AFAIK, the landlord decides who gets to rent the flat, not the other way around. Rejecting him on the contract doesn't "oblige him to live there illegally".

I'm really puzzled by this thread.

Guess they could reject him in the contract but not living with her (unless he's here illegally but even that is non of their business, they would just have to get the foreign-police involved).

They don't get to chose who she gets involved with, procuring is illegal here

You bring something as if it were the law, so all I do is ask which law this would be.

I own and rent out a flat.

a) It is my business who is living in my property. Not because I am sticking my nose in other peoples's business, but because I have legal liabilities.

b) It's absolutely my business if an illegal person is staying in my property. If I am aware of it but don't take action am I pretty surely breaking the law.

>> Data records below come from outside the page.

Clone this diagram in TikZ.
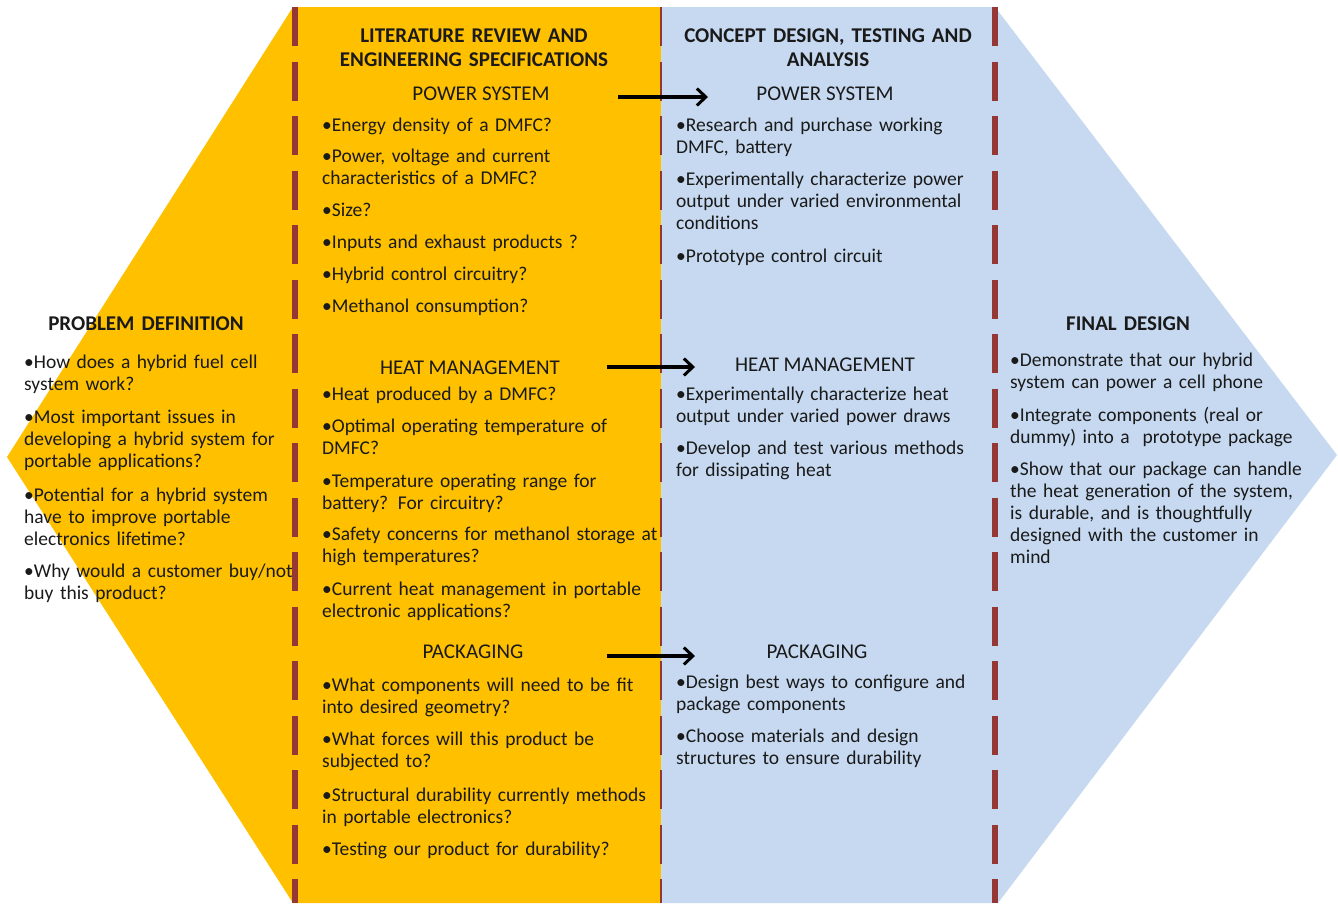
\documentclass[tikz,border=0pt]{standalone}
\usepackage{fontspec}
\setmainfont{Carlito}
\usetikzlibrary{arrows.meta}
\definecolor{orng}{HTML}{FFC000}
\definecolor{lblue}{HTML}{C6D9F0}
\definecolor{dred}{HTML}{953735}
\definecolor{txt}{HTML}{1A1A1A}
\begin{document}
\begin{tikzpicture}[x=1pt,y=-1pt,
  body/.style={font=\fontsize{19.5}{22}\selectfont, text=txt, anchor=base west, inner sep=0pt, text width=#1, align=left},
  body/.default=360pt,
  hdr/.style={font=\fontsize{21}{22}\selectfont, text=txt, anchor=base, inner sep=0pt},
  ttl/.style={font=\bfseries\fontsize{21}{24}\selectfont, text=txt, anchor=base, inner sep=0pt, text width=340pt, align=center},
  dline/.style={dred, line width=6pt, dash pattern=on 39pt off 15.5pt},
  thinline/.style={dred, line width=1.2pt, dash pattern=on 39pt off 15.5pt},
  arr/.style={line width=3.2pt, -{Straight Barb[length=9pt,width=17pt,line width=3pt]}}
]
\useasboundingbox (0,0) rectangle (1338,903);
% shapes
\fill[orng] (293,7) -- (661,7) -- (661,903) -- (293,903) -- (7,457) -- cycle;
\fill[lblue] (661,7) -- (995,7) -- (1337,455) -- (998,903) -- (661,903) -- cycle;
\draw[dline] (295,7) -- (295,903);
\draw[dline] (995,7) -- (995,903);
\draw[thinline] (661,7) -- (661,903);

% column 1
\node[ttl] (pd) at (146,330) {PROBLEM DEFINITION};
\node[body=300pt] (c1a) at (24,368) {•How does a hybrid fuel cell\\system work?};
\node[body=300pt] (c1b) at (24,423) {•Most important issues in\\developing a hybrid system for\\portable applications?};
\node[body=300pt] (c1c) at (24,501) {•Potential for a hybrid system\\have to improve portable\\electronics lifetime?};
\node[body=300pt] (c1d) at (24,577) {•Why would a customer buy/not\\buy this product?};

% column 2
\node[ttl] (lr) at (474,42) {LITERATURE REVIEW AND\\ENGINEERING SPECIFICATIONS};
\node[hdr] (ps1) at (481,100) {POWER SYSTEM};
\node[body] (p1) at (322,131) {•Energy density of a DMFC?};
\node[body] (p2) at (322,162) {•Power, voltage and current\\characteristics of a DMFC?};
\node[body] (p3) at (322,216) {•Size?};
\node[body] (p4) at (322,248) {•Inputs and exhaust products ?};
\node[body] (p5) at (322,280) {•Hybrid control circuitry?};
\node[body] (p6) at (322,312) {•Methanol consumption?};
\node[hdr] (hm1) at (470,374) {HEAT MANAGEMENT};
\node[body] (h1) at (322,400) {•Heat produced by a DMFC?};
\node[body] (h2) at (322,432) {•Optimal operating temperature of\\DMFC?};
\node[body] (h3) at (322,487) {•Temperature operating range for\\battery? For circuitry?};
\node[body] (h4) at (322,540) {•Safety concerns for methanol storage at\\high temperatures?};
\node[body] (h5) at (322,595) {•Current heat management in portable\\electronic applications?};
\node[hdr] (pk1) at (473,658) {PACKAGING};
\node[body] (k1) at (322,691) {•What components will need to be fit\\into desired geometry?};
\node[body] (k2) at (322,745) {•What forces will this product be\\subjected to?};
\node[body] (k3) at (322,801) {•Structural durability currently methods\\in portable electronics?};
\node[body] (k4) at (322,855) {•Testing our product for durability?};

% column 3
\node[ttl] (cd) at (828,42) {CONCEPT DESIGN, TESTING AND\\ANALYSIS};
\node[hdr] (ps2) at (825,100) {POWER SYSTEM};
\node[body=330pt] (q1) at (676,131) {•Research and purchase working\\DMFC, battery};
\node[body=330pt] (q2) at (676,185) {•Experimentally characterize power\\output under varied environmental\\conditions};
\node[body=330pt] (q3) at (676,262) {•Prototype control circuit};
\node[hdr] (hm2) at (825,371) {HEAT MANAGEMENT};
\node[body=330pt] (r1) at (676,400) {•Experimentally characterize heat\\output under varied power draws};
\node[body=330pt] (r2) at (676,454) {•Develop and test various methods\\for dissipating heat};
\node[hdr] (pk2) at (817,658) {PACKAGING};
\node[body=330pt] (s1) at (676,688) {•Design best ways to configure and\\package components};
\node[body=330pt] (s2) at (676,742) {•Choose materials and design\\structures to ensure durability};

% column 4
\node[ttl] (fd) at (1128,330) {FINAL DESIGN};
\node[body=320pt] (f1) at (1010,366) {•Demonstrate that our hybrid\\system can power a cell phone};
\node[body=320pt] (f2) at (1010,421) {•Integrate components (real or\\dummy) into a\ \ prototype package};
\node[body=320pt] (f3) at (1010,475) {•Show that our package can handle\\the heat generation of the system,\\is durable, and is thoughtfully\\designed with the customer in\\mind};

% arrows
\coordinate (a1s) at (618,97);
\coordinate (a1e) at (708,97);
\coordinate (a2s) at (607,367);
\coordinate (a2e) at (695,367);
\coordinate (a3s) at (607,656);
\coordinate (a3e) at (695,656);
\draw[arr] (a1s) -- (a1e);
\draw[arr] (a2s) -- (a2e);
\draw[arr] (a3s) -- (a3e);
\end{tikzpicture}
\end{document}
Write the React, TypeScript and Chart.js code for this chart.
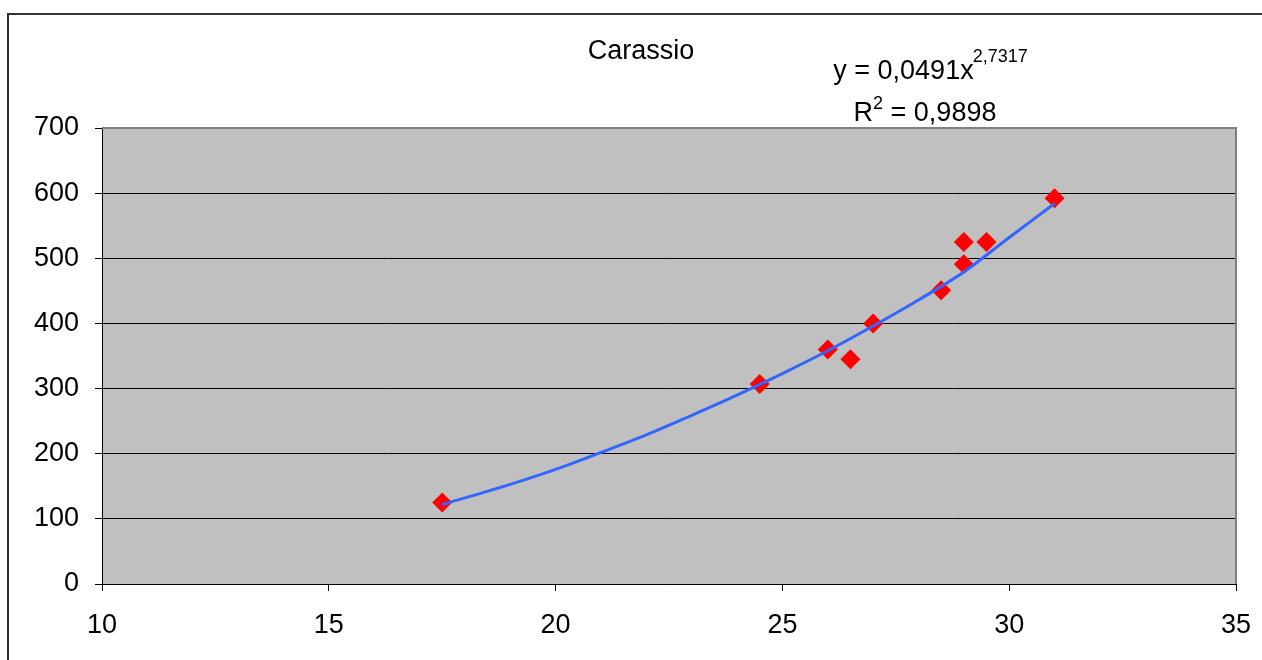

c) Every landlord on the planet wants to make sure his property is doing fine. When you rent from him do you pay him for the usage. In order to come up with the price tag does that landlord assume an average use for the property. If suddenly twice as many people live there can one expect twice as much signs of usage, tear and wear.... so yes, it's absolutely my business if more people live in my place than agreed in the contract. Yes, even if this person has a residence permit and is an all-around nice boyfriend. So yes, I can absolutely reject additional people living in my property. I won't be able to physically stop them, but if the renter has people living there permanently can I, after due notice and legal process, kick her out for breach of contract. The Swiss legal code is extremely biased towards renter, but I am sure this does not change the principle, only makes it a longer process.

Nonsense.

My girlfriend (and later, wife) was never in the contract.